Nel 2022, il tasso di autoapprovvigionamento ha raggiunto il minimo storico, in quanto la produzione nazionale ha coperto appena il 48,2% del consumo. Le importazioni hanno raggiunto il massimo di sempre con 2,2 miliardi di euro e si sono attestate ad un livello superiore al valore delle esportazioni che sono state pari a 1,9 miliardi di euro.
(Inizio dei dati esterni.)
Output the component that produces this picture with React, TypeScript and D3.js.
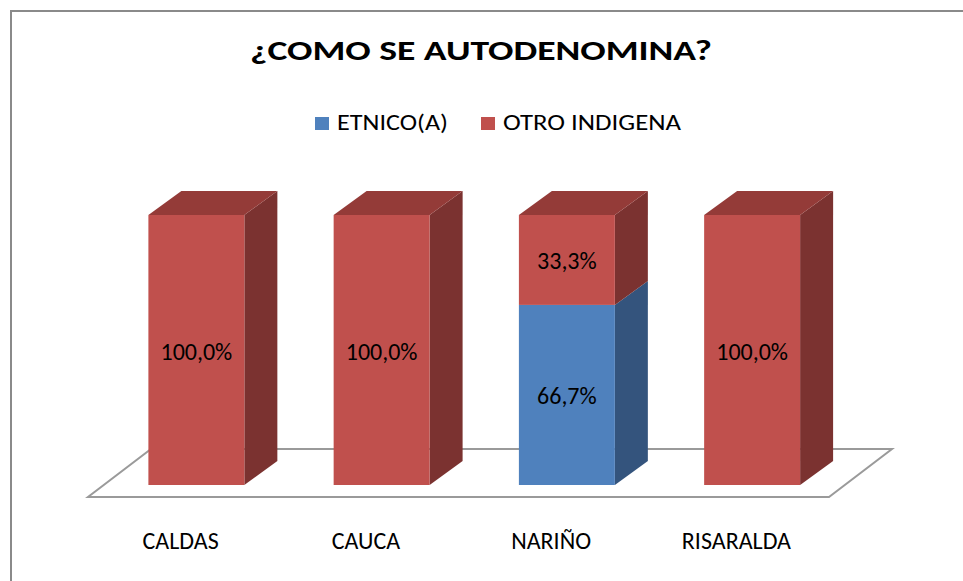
import React from "react";
import * as d3 from "d3";

const categories = ["CALDAS", "CAUCA", "NARIÑO", "RISARALDA"];
const seriesNames = ["ETNICO(A)", "OTRO INDIGENA"];
const etnico = [0, 0, 0.667, 0];
const otroIndigena = [1, 1, 0.333, 1];
const title = "¿COMO SE AUTODENOMINA?";

const W = 963;
const H = 581;
const FONT = "Carlito, Calibri, Lato, 'Open Sans', sans-serif";

const colors = {
  front: ["#4F81BD", "#C0504D"],
  side: ["#34547D", "#7B3230"],
  top: ["#3D679A", "#943B38"],
};

const fmt = (v: number) => (v * 100).toFixed(1).replace(".", ",") + "%";

export default function App() {
  const floorLeft = 88;
  const floorRight = 829;
  const floorFrontY = 497;
  const depthDX = 63;
  const depthDY = 48;
  const d0 = 0.25;
  const barDX = 33;
  const barDY = 24;

  const x = d3
    .scaleBand<string>()
    .domain(categories)
    .range([floorLeft, floorRight])
    .paddingInner(0.482)
    .paddingOuter(0.241);
  const xCat = d3.scaleBand<string>().domain(categories).range([floorLeft, floorRight]);

  const baseY = floorFrontY - d0 * depthDY;
  const y = d3.scaleLinear().domain([0, 1]).range([baseY, 215]);

  const stack = d3
    .stack<any>()
    .keys(["e", "o"])(categories.map((c, i) => ({ c, e: etnico[i], o: otroIndigena[i] })));

  const floorPts = [
    [floorLeft, floorFrontY],
    [floorRight, floorFrontY],
    [floorRight + depthDX, floorFrontY - depthDY],
    [floorLeft + depthDX, floorFrontY - depthDY],
  ];

  const bars: React.ReactNode[] = [];
  categories.forEach((c, i) => {
    const x0 = (x(c) as number) + d0 * depthDX;
    const bw = x.bandwidth();
    const x1 = x0 + bw;
    let topIdx = -1;
    stack.forEach((s, k) => {
      if (s[i][1] - s[i][0] > 0) topIdx = k;
    });
    stack.forEach((s, k) => {
      const v0 = s[i][0];
      const v1 = s[i][1];
      if (v1 - v0 <= 0) return;
      const yb = y(v0);
      const yt = y(v1);
      const side = [
        [x1, yb],
        [x1 + barDX, yb - barDY],
        [x1 + barDX, yt - barDY],
        [x1, yt],
      ];
      bars.push(
        <polygon
          key={`s${i}${k}`}
          points={side.map((p) => p.join(",")).join(" ")}
          fill={colors.side[k]}
        />
      );
      if (k === topIdx) {
        const top = [
          [x0, yt],
          [x1, yt],
          [x1 + barDX, yt - barDY],
          [x0 + barDX, yt - barDY],
        ];
        bars.push(
          <polygon
            key={`t${i}${k}`}
            points={top.map((p) => p.join(",")).join(" ")}
            fill={colors.top[k]}
          />
        );
      }
      bars.push(
        <rect
          key={`f${i}${k}`}
          x={x0}
          y={yt}
          width={bw}
          height={yb - yt}
          fill={colors.front[k]}
        />
      );
      bars.push(
        <text
          key={`l${i}${k}`}
          x={x0 + bw / 2}
          y={(yb + yt) / 2 + 1}
          textAnchor="middle"
          dominantBaseline="central"
          fontFamily={FONT}
          fontSize={24}
          fill="#000"
        >
          {fmt(v1 - v0)}
        </text>
      );
    });
  });

  const legendX = [315, 481];
  const legendTextLen = [111, 178];

  return (
    <svg width={W} height={H} style={{ display: "block", position: "absolute", left: 0, top: 0 }}>
      <rect x={0} y={0} width={W} height={H} fill="#fff" />
      <rect x={11} y={11} width={W + 20} height={H + 20} fill="#fff" stroke="#8a8a8a" strokeWidth={2} />
      <text
        x={481}
        y={60}
        textAnchor="middle"
        fontFamily={FONT}
        fontWeight="bold"
        fontSize={28}
        textLength={462}
        lengthAdjust="spacingAndGlyphs"
        fill="#000"
      >
        {title}
      </text>
      {seriesNames.map((n, k) => (
        <g key={n}>
          <rect x={legendX[k]} y={117} width={14} height={13} fill={colors.front[k]} />
          <text
            x={legendX[k] + 22}
            y={130}
            fontFamily={FONT}
            fontSize={22}
            textLength={legendTextLen[k]}
            lengthAdjust="spacingAndGlyphs"
            fill="#000"
          >
            {n}
          </text>
        </g>
      ))}
      <polygon
        points={floorPts.map((p) => p.join(",")).join(" ")}
        fill="#fff"
        stroke="#9a9a9a"
        strokeWidth={2}
      />
      {bars}
      {categories.map((c) => (
        <text
          key={c}
          x={(xCat(c) as number) + xCat.bandwidth() / 2}
          y={549}
          textAnchor="middle"
          fontFamily={FONT}
          fontSize={24}
          fill="#000"
        >
          {c}
        </text>
      ))}
    </svg>
  );
}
Nel convegno di Casoli sono state affrontate problematiche tecniche, agronomiche e commerciali dei sistemi olivicoli caratterizzati da spinta frammentazione fondiaria, da localizzazione prevalente in aree diverse dalla pianura irrigua, da un elevato valore paesaggistico ed ambientale e composti prevalentemente da varietà autoctone. La sfida per il prossimo futuro sarà quella di puntare sulla riconversione e ristrutturazione degli impianti, favorendo la meccanizzazione, l’incremento delle dimensioni delle aziende olivicole, la razionalizzazione delle operazioni colturali ed un’attenzione costante al miglioramento qualitativo, puntando sulle varietà tipiche del territorio.
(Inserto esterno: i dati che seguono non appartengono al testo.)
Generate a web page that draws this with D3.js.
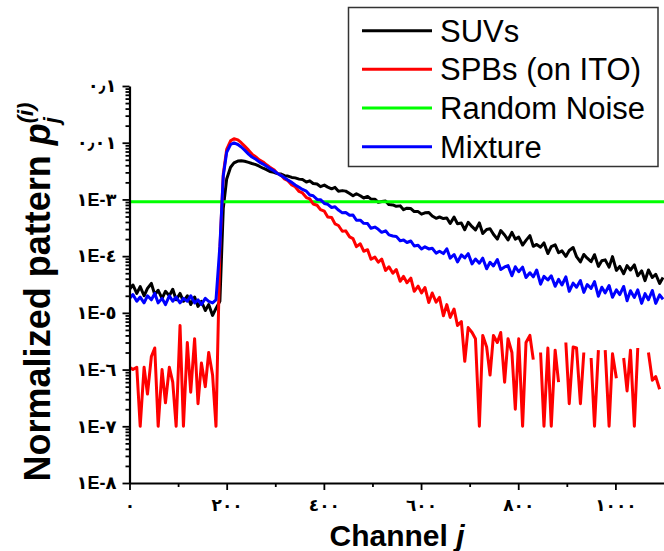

Le condizioni per la diffusione sul territorio di modelli aziendali di successo non mancano. L’olivicoltura delle colline appenniniche presenta abbandonati superfici e un patrimonio di varietà ad alto valore commerciale. Sarà determinante cogliere le opportunità provenienti dalla riforma della Politica Agricola Comune, con gli eco-schemi e l’architettura verde, dalla strategia ‘Farm to Fork’ con la spinta verso sistemi produttivi sostenibili e il Pnrr con misure di sostegno specifiche come quella per il rinnovamento dei frantoi oleari. Uno scenario su cui innescare un percorso virtuoso per una nuova e moderna imprenditorialità olivicolo-olearia che sappia cogliere le dinamiche di mercato, tra interesse per la qualità e la distintività delle produzioni, per garantire una maggiore redditività nella filiera e un futuro roseo per il comparto.